Шевченко писал как-то, что Брюллов ни одной линии не разрешал себе провести «без модели». Вероятно, каждый серьезный писатель тоже не может написать настоящее художественное произведение «без модели». Не писал без нее и Григорий Тютюнник. Попробовал раз, когда принялся работать над романом о Западной Украине «Буг шумит», увидел, что без «модели» его тянет на уже проторенный путь, к «Поднятой целине», — и бросил. В «Водовороте» же что ни пейзаж, что ни характер, что ни реплика, то и Шиловка, по-художественному, безусловно, осмысленная и обобщенная, как образ целого народа.

В «Водовороте» жизненная модель взяла верх над литературной. Это особенно четко видно, когда читаешь «Буг…».

Есть люди, которых и хлебом не корми, а дай поразглагольствовать про «любовь к народу». Они всегда вызывают скуку, а чаще — насмешку, ибо известно: о любви молчат.

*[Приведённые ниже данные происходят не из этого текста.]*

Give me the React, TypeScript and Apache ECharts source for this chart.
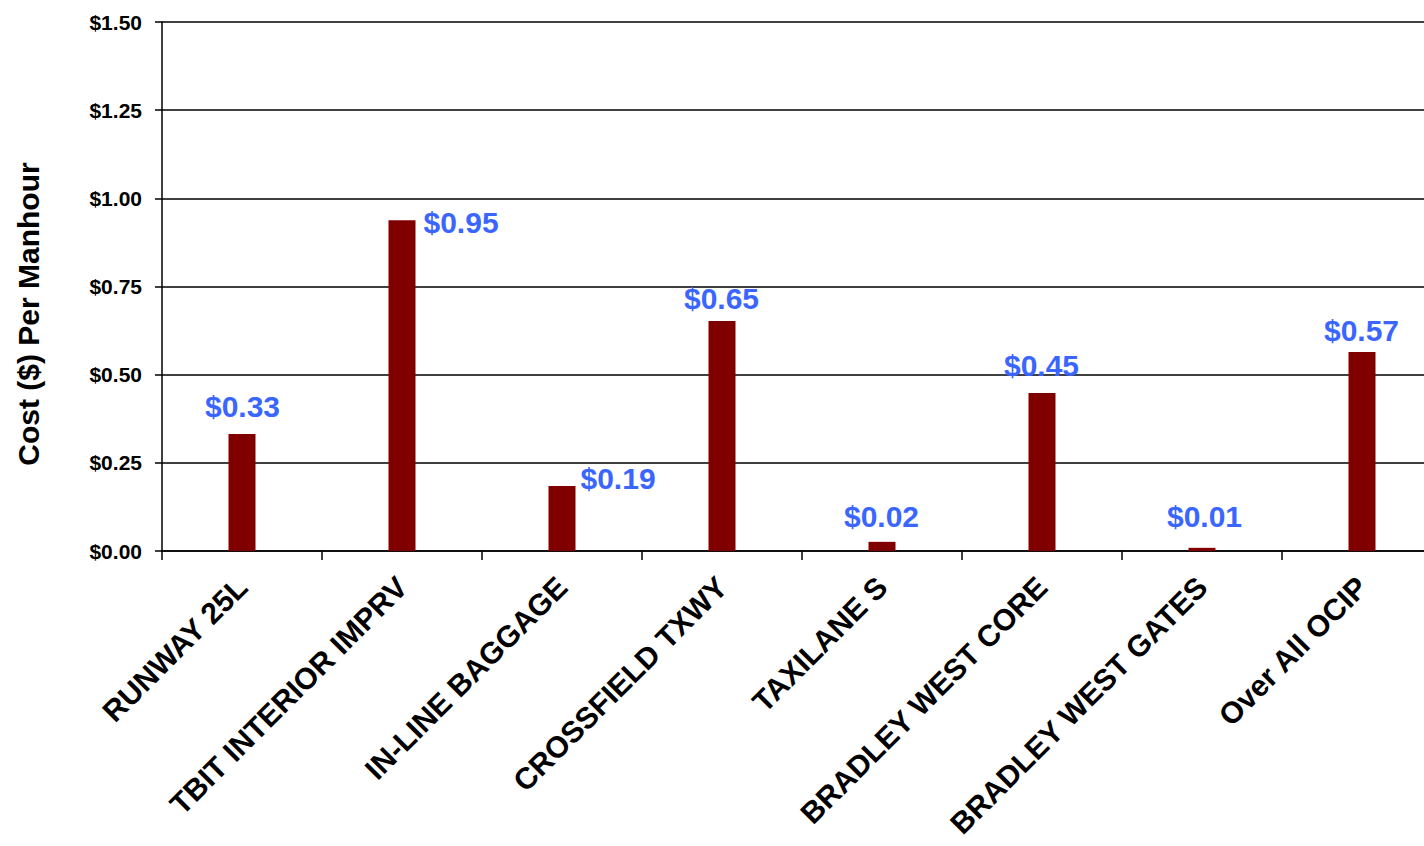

Мне не приходилось слышать от Григория и слова об этой любви. И вместе с тем я никогда прежде не встречал человека, так самозабвенно влюбленного в свой народ, и такого знатока украинского характера — от мельчайших деталей до самых высоких обобщений. (Речь идет, конечно, не о привязанности кулика к своему болоту, а о высоко человечном восприятии родины.) Григорий обладал, говоря словами Чехова, талантом человечности. И врожденным, и выстраданным. Нужно было видеть и слышать, как он рассказывал и показывал своих героев из «Водоворота», как глубоко знал их и как умел через деталь — реплику, мимику, жест — распознавать характер. Он, по существу, перевоплощался в них, как перевоплощается актер. «Ведь это же законченный тип! — было его любимым резюме. — Дядя наш, Филимон, — непревзойденный мастер воспроизводить характер, лепить его из мелочей, которые мы даже не заметили бы. Он мог бы быть хорошим писателем, если бы считал бумагу и ручку полезным открытием…»

О ком бы ни рассказывал Григорий — Павле Гречаном, Гнате Реве, Охриме Горобце и т. д., — он сам становился Гнатом, Павлом, Охримом. Казалось бы, странно, что множество деталей, которые так ложатся в образ того или иного героя «Водоворота», остались за страницами романа. Григорий был богат материалом и именно поэтому не смаковал его в произведениях, не расписывал.